Au plus fort de la fusillade mardi après-midi, Simon Crump, qui travaille dans le complexe, décrivait au téléphone à l’AFP comme de nombreux employés s’étaient barricadés dans leurs bureaux.
«Nous n’avons aucune idée de ce qui se passe. Les tirs viennent de plusieurs directions à la fois», avait-il rapporté, ajoutant que tout le monde était «terrifié». M. Crump et ses collègues ont ensuite été évacués par les forces de l’ordre tout comme de très nombreuses personnes du complexe et des immeubles voisins.
«Un éclair de lumière»
John Maingi a pour sa part vu «un éclair de lumière» et entendu «une forte explosion» au niveau du restaurant Secret Garden, où il travaille. «Quand j’ai regardé à l’extérieur, j’ai aperçu une jambe qui avait été arrachée. Nous nous sommes cachés dans une chambre et les policiers sont ensuite venus nous secourir».
Le Kenya a déjà été la cible d’attentats jihadistes de grande ampleur.
Le 7 août 1998, un attentat, revendiqué par Al-Qaïda, contre l’ambassade américaine à Nairobi avait fait 213 morts et 5000 blessés.

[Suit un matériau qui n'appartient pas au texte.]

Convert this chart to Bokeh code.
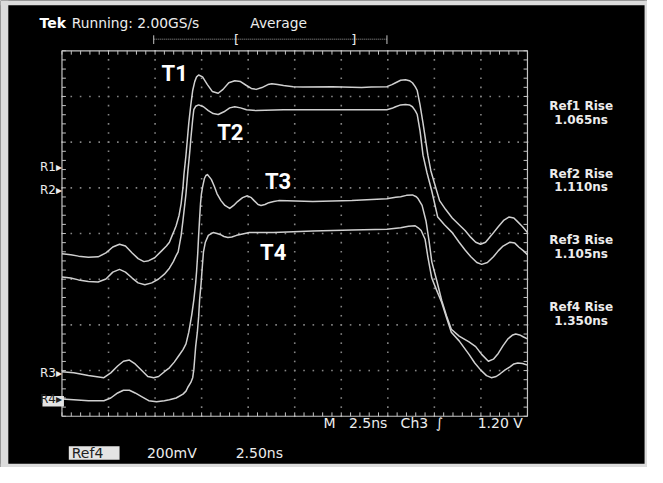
import numpy as np
from bokeh.plotting import figure
from bokeh.models import Range1d
from bokeh.core.properties import value
from bokeh.embed import file_html
from bokeh.resources import INLINE

# ---------------- data (time in ns, level in V; 2.5 ns/div, 200 mV/div) ----------------
t1_t = [0, 0.47, 0.89, 1.42, 1.94, 2.36, 2.73, 3.09, 3.41, 3.77, 4.09, 4.40, 4.66, 4.98, 5.35,
        5.61, 5.77, 5.92, 6.03, 6.13, 6.29, 6.40, 6.50, 6.55, 6.66, 6.76, 6.81, 6.92, 7.02, 7.13,
        7.23, 7.34, 7.55, 7.81, 8.07, 8.39, 8.65, 8.96, 9.28, 9.59, 9.91, 10.17, 10.43, 10.74, 11.06,
        11.27, 11.58, 11.90, 12.42, 12.95, 14.52, 16.09, 16.61, 17.45, 17.72, 17.92, 18.19, 18.45,
        18.66, 18.82, 18.97, 19.08, 19.23, 19.39, 19.65, 19.81, 20.02, 20.28, 20.60, 20.96, 21.33,
        21.65, 21.96, 22.22, 22.48, 22.75, 23.06, 23.43, 23.74, 24.00, 24.27, 24.48, 24.74, 25.00]
t1_v = [0.711, 0.707, 0.701, 0.696, 0.698, 0.715, 0.741, 0.753, 0.745, 0.715, 0.690, 0.677, 0.681,
        0.694, 0.724, 0.745, 0.762, 0.792, 0.813, 0.834, 0.880, 0.931, 1.003, 1.058, 1.143, 1.236,
        1.283, 1.363, 1.426, 1.465, 1.486, 1.494, 1.486, 1.452, 1.422, 1.414, 1.431, 1.460, 1.469,
        1.465, 1.448, 1.435, 1.431, 1.439, 1.452, 1.456, 1.452, 1.448, 1.443, 1.441, 1.443, 1.439,
        1.441, 1.443, 1.452, 1.460, 1.471, 1.473, 1.469, 1.460, 1.443, 1.426, 1.363, 1.283, 1.143,
        1.075, 1.016, 0.944, 0.906, 0.868, 0.838, 0.813, 0.783, 0.762, 0.753, 0.762, 0.792, 0.830,
        0.859, 0.872, 0.868, 0.851, 0.830, 0.804]

t2_t = [0, 0.47, 0.89, 1.42, 1.94, 2.36, 2.73, 3.09, 3.41, 3.77, 4.09, 4.45, 4.82, 5.19, 5.50,
        5.77, 5.98, 6.13, 6.24, 6.40, 6.50, 6.66, 6.76, 6.87, 6.92, 7.02, 7.08, 7.18, 7.34, 7.60,
        7.86, 8.12, 8.39, 8.70, 9.01, 9.28, 9.59, 9.91, 10.43, 11.90, 13.99, 16.09, 17.45, 17.72,
        17.92, 18.19, 18.45, 18.66, 18.82, 18.97, 19.08, 19.23, 19.39, 19.60, 19.86, 20.18, 20.54,
        20.96, 21.33, 21.65, 21.96, 22.28, 22.54, 22.85, 23.17, 23.43, 23.69, 24.06, 24.32, 24.53,
        24.79, 25.00]
t2_v = [0.610, 0.605, 0.597, 0.590, 0.588, 0.601, 0.631, 0.643, 0.631, 0.605, 0.584, 0.576, 0.584,
        0.601, 0.622, 0.648, 0.677, 0.703, 0.720, 0.792, 0.859, 0.974, 1.071, 1.164, 1.215, 1.299,
        1.342, 1.357, 1.363, 1.355, 1.338, 1.325, 1.321, 1.333, 1.350, 1.355, 1.350, 1.342, 1.338,
        1.342, 1.342, 1.342, 1.342, 1.348, 1.355, 1.363, 1.365, 1.363, 1.355, 1.338, 1.321, 1.249,
        1.143, 1.067, 0.986, 0.872, 0.838, 0.804, 0.762, 0.728, 0.698, 0.673, 0.665, 0.673, 0.698,
        0.724, 0.745, 0.762, 0.758, 0.741, 0.724, 0.707]

t3_t = [0, 0.63, 1.42, 2.25, 2.62, 2.99, 3.30, 3.62, 3.93, 4.30, 4.61, 4.93, 5.19, 5.50, 5.77,
        6.03, 6.29, 6.50, 6.66, 6.81, 6.97, 7.08, 7.18, 7.23, 7.29, 7.34, 7.39, 7.44, 7.49, 7.55,
        7.65, 7.73, 7.81, 8.02, 8.18, 8.33, 8.54, 8.75, 9.01, 9.22, 9.43, 9.70, 9.96, 10.17, 10.32,
        10.53, 10.69, 10.90, 11.11, 11.37, 11.64, 13.47, 15.57, 17.45, 17.92, 18.19, 18.50, 18.82,
        19.03, 19.13, 19.34, 19.55, 19.71, 19.86, 20.13, 20.39, 20.65, 20.91, 21.33, 21.86, 22.22,
        22.54, 22.90, 23.17, 23.43, 23.69, 23.95, 24.21, 24.37, 24.58, 24.79, 25.00]
t3_v = [0.195, 0.190, 0.178, 0.169, 0.190, 0.220, 0.241, 0.246, 0.229, 0.199, 0.174, 0.169, 0.174,
        0.195, 0.212, 0.237, 0.267, 0.292, 0.317, 0.368, 0.444, 0.508, 0.584, 0.635, 0.711, 0.792,
        0.863, 0.931, 0.974, 1.003, 1.041, 1.054, 1.058, 1.037, 1.007, 0.974, 0.944, 0.923, 0.910,
        0.923, 0.940, 0.957, 0.965, 0.957, 0.944, 0.927, 0.923, 0.927, 0.935, 0.940, 0.944, 0.940,
        0.944, 0.952, 0.959, 0.961, 0.967, 0.969, 0.961, 0.952, 0.923, 0.855, 0.770, 0.677, 0.593,
        0.508, 0.440, 0.381, 0.351, 0.326, 0.305, 0.271, 0.241, 0.250, 0.275, 0.309, 0.339, 0.356,
        0.360, 0.356, 0.347, 0.339]

t4_t = [0, 0.63, 1.42, 2.25, 2.62, 2.99, 3.30, 3.62, 3.93, 4.30, 4.66, 5.08, 5.50, 5.77, 6.13,
        6.50, 6.66, 6.76, 6.92, 7.02, 7.08, 7.13, 7.18, 7.27, 7.34, 7.39, 7.47, 7.53, 7.60, 7.70,
        7.86, 8.02, 8.12, 8.33, 8.49, 8.70, 8.91, 9.12, 9.38, 9.70, 10.06, 11.37, 13.47, 15.57,
        17.45, 18.19, 18.61, 18.97, 19.13, 19.29, 19.50, 19.65, 19.86, 20.13, 20.39, 20.65, 20.91,
        21.33, 21.86, 22.17, 22.48, 22.80, 23.06, 23.32, 23.53, 23.80, 24.06, 24.27, 24.48, 24.74,
        25.00]
t4_v = [0.076, 0.072, 0.068, 0.068, 0.080, 0.102, 0.114, 0.114, 0.102, 0.085, 0.068, 0.063, 0.068,
        0.072, 0.080, 0.097, 0.110, 0.127, 0.148, 0.169, 0.203, 0.254, 0.305, 0.368, 0.436, 0.508,
        0.580, 0.648, 0.720, 0.762, 0.792, 0.800, 0.804, 0.800, 0.796, 0.787, 0.783, 0.785, 0.792,
        0.798, 0.804, 0.804, 0.811, 0.815, 0.819, 0.825, 0.832, 0.834, 0.825, 0.813, 0.775, 0.698,
        0.605, 0.550, 0.499, 0.432, 0.368, 0.330, 0.271, 0.233, 0.203, 0.178, 0.169, 0.174, 0.186,
        0.203, 0.216, 0.229, 0.233, 0.231, 0.224]

trace_labels = ["T1", "T2", "T3", "T4"]
ref_names = ["R1", "R2", "R3", "R4"]
ref_levels = [1.092, 0.990, 0.190, 0.076]
rise_labels = ["Ref1 Rise", "Ref2 Rise", "Ref3 Rise", "Ref4 Rise"]
rise_values = ["1.065ns", "1.110ns", "1.105ns", "1.350ns"]

NS_PER_DIV = 2.5
V_PER_DIV = 0.2
N_XDIV = 10
N_YDIV = 8

# ---------------- layout helpers (reference pixel -> data) ----------------
GX0, GX1, GY0, GY1 = 63, 540, 52, 430   # graticule box in reference pixels
XW = N_XDIV * NS_PER_DIV
YH = N_YDIV * V_PER_DIV


def X(px):
    return (px - GX0) / (GX1 - GX0) * XW


def Y(py):
    return (GY1 - py) / (GY1 - GY0) * YH


W, H = 647, 467
p = figure(width=W, height=H, output_backend="svg", toolbar_location=None,
           x_range=Range1d(X(0), X(663)), y_range=Range1d(Y(483), Y(0)),
           x_axis_location=None, y_axis_location=None, min_border=0)
p.background_fill_color = "#000000"
p.border_fill_color = "#000000"
p.outline_line_color = None
p.grid.visible = False

FONT = value("DejaVu Sans")
TXT = "#ececec"
GRID = "#858585"
TRACE = "#d0d0d0"
EDGE = "#c4c4c4"

# light photo border
p.quad(left=[X(0), X(0), X(0), X(660)], right=[X(8), X(663), X(663), X(663)],
       bottom=[Y(483), Y(5), Y(483), Y(483)], top=[Y(0), Y(0), Y(479), Y(0)],
       fill_color="#dcdcdc", line_color=None)

# ---------------- graticule ----------------
major_x = np.arange(1, N_XDIV) * NS_PER_DIV
major_y = np.arange(1, N_YDIV) * V_PER_DIV
minor_x = np.arange(0, N_XDIV * 5 + 1) * NS_PER_DIV / 5
minor_y = np.arange(0, N_YDIV * 5 + 1) * V_PER_DIV / 5
vx, vy = np.meshgrid(major_x, minor_y)
hx, hy = np.meshgrid(minor_x, major_y)
p.scatter(np.concatenate([vx.ravel(), hx.ravel()]), np.concatenate([vy.ravel(), hy.ravel()]),
          marker="square", size=1.6, line_color=None, fill_color=GRID)

p.quad(left=0, right=XW, bottom=0, top=YH, fill_alpha=0, line_color=EDGE, line_width=1.2)
tx = X(GX0 + 4) - X(GX0)
ty = Y(GY1 - 4) - Y(GY1)
p.segment(x0=minor_x, y0=YH, x1=minor_x, y1=YH - ty, line_color=EDGE, line_width=1)
p.segment(x0=minor_x, y0=0, x1=minor_x, y1=ty, line_color=EDGE, line_width=1)
p.segment(x0=0, y0=minor_y, x1=tx, y1=minor_y, line_color=EDGE, line_width=1)
p.segment(x0=XW, y0=minor_y, x1=XW - tx, y1=minor_y, line_color=EDGE, line_width=1)

# ---------------- traces ----------------
for tt, vv in [(t1_t, t1_v), (t2_t, t2_v), (t3_t, t3_v), (t4_t, t4_v)]:
    p.line(tt, vv, line_color=TRACE, line_width=1.5, line_join="round")

# trace labels
p.text(x=[X(165), X(222), X(271), X(266)], y=[Y(76), Y(137), Y(187), Y(261)], text=trace_labels,
       text_font=value("Roboto"), text_font_style="bold", text_font_size="22px",
       text_color="#ffffff", text_baseline="middle", text_align="left")

# reference markers
p.quad(left=[X(43)], right=[X(65)], bottom=[Y(420)], top=[Y(409)], fill_color="#e4e4e4", line_color=None)
p.text(x=[X(63)] * 4, y=ref_levels, text=[n + "\u25b8" for n in ref_names], text_font=FONT,
       text_font_size="12px", text_color=[TXT, TXT, TXT, "#202020"], text_baseline="middle",
       text_align="right")

# ---------------- header ----------------
p.text(x=[X(40)], y=[Y(23)], text=["Tek"], text_font=FONT, text_font_style="bold",
       text_font_size="14px", text_color="#ffffff", text_baseline="middle")
p.text(x=[X(73), X(256)], y=[Y(23), Y(23)], text=["Running: 2.00GS/s", "Average"], text_font=FONT,
       text_font_size="13.8px", text_color=TXT, text_baseline="middle")
p.segment(x0=[X(157)], y0=[Y(40)], x1=[X(396)], y1=[Y(40)], line_color="#a0a0a0", line_width=1,
          line_dash="1 1")
p.segment(x0=[X(157), X(396)], y0=[Y(36), Y(36)], x1=[X(157), X(396)], y1=[Y(45), Y(45)],
          line_color=EDGE, line_width=1)
p.text(x=[X(242), X(362)], y=[Y(40), Y(40)], text=["[", "]"], text_font=FONT, text_font_size="13px",
       text_color=TXT, text_baseline="middle", text_align="center")

# ---------------- bottom status ----------------
p.text(x=[X(331), X(357), X(410), X(446), X(489)], y=[Y(437)] * 5,
       text=["M", "2.5ns", "Ch3", "\u222b", "1.20 V"], text_font=FONT, text_font_size="14px",
       text_color=TXT, text_baseline="middle")
p.quad(left=[X(70)], right=[X(122)], bottom=[Y(475)], top=[Y(461)], fill_color="#e4e4e4", line_color=None)
p.text(x=[X(73), X(150), X(241)], y=[Y(468)] * 3, text=["Ref4", "200mV", "2.50ns"], text_font=FONT,
       text_font_size="14px", text_color=["#202020", TXT, TXT], text_baseline="middle")

# ---------------- right readouts ----------------
rise_y = [109.5, 179, 248, 317.5]
p.text(x=[X(595)] * 4, y=[Y(v) for v in rise_y], text=rise_labels, text_font=FONT,
       text_font_style="bold", text_font_size="12px", text_color=TXT, text_baseline="middle",
       text_align="center")
p.text(x=[X(595)] * 4, y=[Y(v + 14) for v in rise_y], text=rise_values, text_font=FONT,
       text_font_style="bold", text_font_size="12px", text_color=TXT, text_baseline="middle",
       text_align="center")

open("out.html", "w").write(file_html(p, INLINE))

Depuis l’entrée en octobre 2011 de l’armée kényane en Somalie pour combattre les islamistes somaliens shebab, affiliés à Al-Qaïda, le pays a été durement touché.
Le 21 septembre 2013, un commando islamiste avait pris d’assaut le centre commercial Westgate à Nairobi avant d’être éliminé après 80 heures de siège, faisant 67 morts.
Le 2 avril 2015, un commando avait abattu de sang-froid 148 personnes dans l’université de Garissa (est), pour la plupart des étudiants.
Chassés de Mogadiscio en 2011, les shebab ont ensuite perdu l’essentiel de leurs bastions. Mais ils contrôlent toujours de vastes zones rurales d’où ils mènent des opérations de guérilla et des attentats-suicides y compris dans la capitale.
Ils ont juré la perte du gouvernement somalien, soutenu par la communauté internationale et par les 20 000 hommes de la force de l’Union africaine en Somalie (Amisom), à laquelle le Kenya contribue.
Cette attaque intervient trois ans jour pour jour après celle de la base militaire kényane d’El Adde, dans le sud de la Somalie. Les shebab, vidéo à l’appui, avaient revendiqué avoir tué près de 200 militaires kényans, ce que les autorités kényanes ont toujours démenti.
Lundi, un tribunal kényan a par ailleurs ordonné que trois hommes, soupçonnés de complicité avec les auteurs de l’attaque du Westgate (eux-mêmes tués dans l’assaut de la police) soient prochainement jugés, près de cinq ans après les faits.